The Bottom Line: Calculate Beyond the Quote
My stance remains: Choosing disposable foodservice packaging based solely on the lowest price per case is a costly shortcut. It took me three years and dozens of orders to fully internalize that the quote is just the opening line of a much longer cost conversation.
The next time you're evaluating suppliers for Dixie cups or any disposable item, build a simple TCO checklist:
- Unit Price × Quantity
- + Shipping/Freight Fees
- + Order Minimum Surcharges (if you can't meet them)
- + Estimated Waste/Overuse from Quality Differences
- + Staff Time for Handling Issues (jams, spills, storage problems)

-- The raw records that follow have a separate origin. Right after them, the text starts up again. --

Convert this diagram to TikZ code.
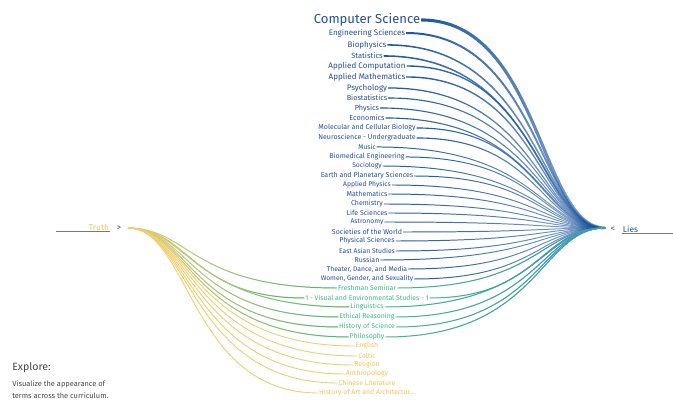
\documentclass[tikz,border=0pt]{standalone}
\usepackage{fontspec}
\setmainfont{Fira Sans}
\usetikzlibrary{fadings}

\definecolor{lieblue}{RGB}{28,86,158}
\definecolor{paleblue}{RGB}{80,138,200}
\definecolor{bluetext}{RGB}{38,80,150}
\definecolor{midgreen}{RGB}{62,186,132}
\definecolor{truthgold}{RGB}{238,196,88}
\definecolor{goldline}{RGB}{240,205,112}
\definecolor{rulegray}{RGB}{120,120,120}
\definecolor{notegray}{RGB}{70,70,70}

% fadings for the colour change along the curves
\tikzfading[name=fadein, left color=transparent!100, right color=transparent!0]
\tikzfading[name=fadeout, left color=transparent!0, right color=transparent!50]

\begin{document}
\begin{tikzpicture}[x=0.025cm, y=-0.025cm,
    lbl/.style={inner sep=0.5pt},
    sidelbl/.style={inner sep=0.5pt, font=\fontsize{6}{7}\selectfont},
    rule/.style={draw=rulegray, line width=0.8pt},
    bluecurve/.style={draw=lieblue, path fading=fadeout},
    greencurve/.style={draw=midgreen, line width=0.7pt},
    goldcurve/.style={draw=goldline, line width=0.65pt}]

    \useasboundingbox (0,0) rectangle (673,400);

    % end points
    \coordinate (truth) at (128,228);
    \coordinate (lies) at (605,228);
    \coordinate (truthout) at (190,228);
    \coordinate (liesin) at (540,228);

    \node[sidelbl, text=truthgold, anchor=east] (truthlbl) at (110,227) {Truth};
    \node[sidelbl, text=notegray] (truthmark) at (119,228) {>};
    \draw[rule] (truthlbl.south east) -- ++(-54,0);

    \node[sidelbl, text=notegray] (liesmark) at (613,229) {<};
    \node[sidelbl, text=lieblue, anchor=west] (lieslbl) at (622,229) {Lies};
    \draw[rule] (lieslbl.south west) -- ++(51,0);

    % courses that only lead to lies
    \foreach \yy/\lab/\fs/\lw [count=\i] in {
        20/Computer Science/9.3/2.2,
        33/Engineering Sciences/5.7/1.4,
        45/Biophysics/5.7/1.1,
        56/Statistics/5.4/1.1,
        66/Applied Computation/5.7/1,
        77/Applied Mathematics/5.7/1,
        88/Psychology/5.7/0.9,
        98/Biostatistics/5.2/0.8,
        108/Physics/5.2/0.8,
        118/Economics/5.2/0.8,
        128/Molecular and Cellular Biology/5/0.8,
        138/Neuroscience - Undergraduate/5/0.8,
        147/Music/4.8/0.7,
        157/Biomedical Engineering/5/0.7,
        166/Sociology/4.8/0.7,
        176/Earth and Planetary Sciences/5/0.7,
        185/Applied Physics/4.8/0.7,
        194/Mathematics/5/0.7,
        204/Chemistry/5/0.7,
        213/Life Sciences/5/0.7,
        222/Astronomy/4.8/0.7,
        232/Societies of the World/5/0.7,
        241/Physical Sciences/5/0.7,
        251/East Asian Studies/4.8/0.7,
        260/Russian/5/0.7,
        269/{Theater, Dance, and Media}/4.8/0.7,
        279/{Women, Gender, and Sexuality}/4.8/0.7}
    {
        \node[lbl, text=bluetext, font=\fontsize{\fs}{\fs}\selectfont] (b\i) at (367,\yy) {\lab};
        \draw[bluecurve, line width=\lw pt] (b\i.east) .. controls (540,\yy) and (liesin) .. (lies);
    }

    % courses on both sides
    \foreach \yy/\lab [count=\i] in {
        288/Freshman Seminar,
        298/1 - Visual and Environmental Studies - 1,
        307/Linguistics,
        317/Ethical Reasoning,
        327/History of Science,
        337/Philosophy}
    {
        \node[lbl, text=midgreen, font=\fontsize{4.9}{4.9}\selectfont] (g\i) at (367,\yy) {\lab};
        \draw[goldcurve] (truth) .. controls (truthout) and (190,\yy) .. (g\i.west);
        \draw[greencurve, path fading=fadein] (truth) .. controls (truthout) and (190,\yy) .. (g\i.west);
        \draw[greencurve] (g\i.east) .. controls (540,\yy) and (liesin) .. (lies);
        \draw[greencurve, draw=paleblue, path fading=fadein] (g\i.east) .. controls (540,\yy) and (liesin) .. (lies);
    }

    % courses that only lead to truth
    \foreach \yy/\lab [count=\i] in {
        346/English,
        356/Celtic,
        365/Religion,
        374/Anthropology,
        383/Chinese Literature,
        393/{History of Art and Architectur\ldots}}
    {
        \node[lbl, text=truthgold, font=\fontsize{4.9}{4.9}\selectfont] (y\i) at (367,\yy) {\lab};
        \draw[goldcurve] (truth) .. controls (truthout) and (190,\yy) .. (y\i.west);
    }

    \node[text=notegray, anchor=west, inner sep=0pt, font=\fontsize{7.5}{9}\selectfont] (explore) at (12,368) {Explore:};
    \node[text=notegray, anchor=north west, inner sep=0pt, align=left,
          font=\fontsize{5.3}{8.5}\selectfont] (note) at (12,380)
          {Visualize the appearance of\\terms across the curriculum.};
\end{tikzpicture}
\end{document}
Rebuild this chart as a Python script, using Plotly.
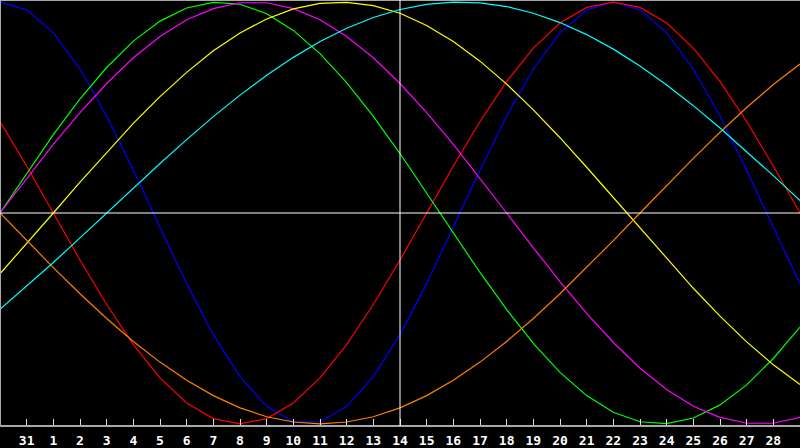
import plotly.graph_objects as go

# Day labels for each sampled point (x index 0..30)
day_labels = ["30", "31"] + [str(d) for d in range(1, 30)]
# Tick labels shown on the axis (index 1..29)
tick_labels = ["31"] + [str(d) for d in range(1, 29)]
today_index = 15  # "14"

physical = [1.000, 0.963, 0.854, 0.683, 0.460, 0.204, -0.068, -0.335, -0.577, -0.776,
            -0.917, -0.991, -0.991, -0.917, -0.776, -0.577, -0.335, -0.068, 0.204, 0.460,
            0.683, 0.854, 0.963, 1.000, 0.963, 0.854, 0.683, 0.460, 0.204, -0.068, -0.335]
emotional = [0.434, 0.223, 0.000, -0.223, -0.434, -0.624, -0.782, -0.901, -0.975, -1.000,
             -0.975, -0.901, -0.782, -0.624, -0.434, -0.223, 0.000, 0.223, 0.434, 0.624,
             0.782, 0.901, 0.975, 1.000, 0.975, 0.901, 0.782, 0.624, 0.434, 0.223, 0.000]
intellectual = [0.000, 0.189, 0.372, 0.541, 0.690, 0.815, 0.910, 0.972, 0.999, 0.990,
                0.945, 0.866, 0.756, 0.618, 0.458, 0.282, 0.095, -0.095, -0.282, -0.458,
                -0.618, -0.756, -0.866, -0.945, -0.990, -0.999, -0.972, -0.910, -0.815, -0.690, -0.541]
intuitive = [0.000, 0.165, 0.325, 0.476, 0.614, 0.736, 0.837, 0.916, 0.969, 0.997,
             0.997, 0.969, 0.916, 0.837, 0.736, 0.614, 0.476, 0.325, 0.165, 0.000,
             -0.165, -0.325, -0.476, -0.614, -0.736, -0.837, -0.916, -0.969, -0.997, -0.997, -0.969]
aesthetic = [-0.288, -0.146, 0.000, 0.146, 0.288, 0.425, 0.552, 0.667, 0.769, 0.854,
             0.920, 0.968, 0.994, 0.999, 0.983, 0.947, 0.889, 0.813, 0.720, 0.611,
             0.489, 0.357, 0.217, 0.073, -0.073, -0.217, -0.357, -0.489, -0.611, -0.720, -0.813]
awareness = [0.000, -0.131, -0.259, -0.383, -0.500, -0.609, -0.707, -0.793, -0.866, -0.924,
             -0.966, -0.991, -1.000, -0.991, -0.966, -0.924, -0.866, -0.793, -0.707, -0.609,
             -0.500, -0.383, -0.259, -0.131, 0.000, 0.131, 0.259, 0.383, 0.500, 0.609, 0.707]
spiritual = [-0.457, -0.348, -0.235, -0.118, 0.000, 0.118, 0.235, 0.348, 0.457, 0.559,
             0.653, 0.738, 0.813, 0.876, 0.927, 0.965, 0.989, 1.000, 0.996, 0.979,
             0.947, 0.903, 0.846, 0.777, 0.697, 0.607, 0.509, 0.403, 0.292, 0.177, 0.059]

series = [
    ("Physical", physical, "#0000ff"),
    ("Emotional", emotional, "#ff0000"),
    ("Intellectual", intellectual, "#00ff00"),
    ("Intuitive", intuitive, "#ff00ff"),
    ("Aesthetic", aesthetic, "#ffff00"),
    ("Awareness", awareness, "#ff8000"),
    ("Spiritual", spiritual, "#00ffff"),
]

x = list(range(len(day_labels)))

fig = go.Figure()
for name, vals, color in series:
    fig.add_trace(go.Scatter(x=x, y=vals, mode="lines", name=name,
                             line=dict(color=color, width=1.2),
                             text=day_labels, hoverinfo="text+y"))

gray = "#a8a8a8"
fig.update_layout(
    width=800, height=448,
    margin=dict(l=0, r=0, t=0, b=20),
    paper_bgcolor="black", plot_bgcolor="black",
    showlegend=False,
    xaxis=dict(range=[0, 30], tickmode="array",
               tickvals=list(range(1, 30)), ticktext=tick_labels,
               ticks="inside", ticklen=7, tickwidth=1, tickcolor="#e0e0e0",
               ticklabelstandoff=5,
               showgrid=False, zeroline=False, showline=False,
               tickfont=dict(family="DejaVu Sans Mono", size=13, color="white", weight="bold")),
    yaxis=dict(range=[-1.01, 1.01], visible=False, showgrid=False, zeroline=False),
    shapes=[
        # frame
        dict(type="line", xref="paper", yref="paper", x0=0, x1=1, y0=0, y1=0,
             line=dict(color=gray, width=2), layer="above"),
        dict(type="line", xref="paper", yref="paper", x0=0, x1=1, y0=1, y1=1,
             line=dict(color=gray, width=2), layer="above"),
        dict(type="line", xref="paper", yref="paper", x0=0, x1=0, y0=0, y1=1,
             line=dict(color=gray, width=2), layer="above"),
        # center and today lines
        dict(type="line", xref="paper", yref="y", x0=0, x1=1, y0=0, y1=0,
             line=dict(color="white", width=1), layer="above"),
        dict(type="line", xref="x", yref="paper", x0=today_index, x1=today_index, y0=0, y1=1,
             line=dict(color="white", width=1), layer="above"),
    ],
)

fig.write_html("out.html", config={"displayModeBar": False},
               post_script="document.body.style.margin='0';document.body.style.background='black';")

- + Risk Cost of Substitutions or Late Deliveries
That final number is your real cost. Sometimes, the vendor with the slightly higher case price for your Dixie Perfect Touch 12 oz cups will have the lowest TCO because they include shipping, have no minimums, and deliver the consistent quality that keeps your operation running smoothly. That's not an expense—it's an investment in a predictable, efficient foodservice operation. And in my book, that's always the better deal.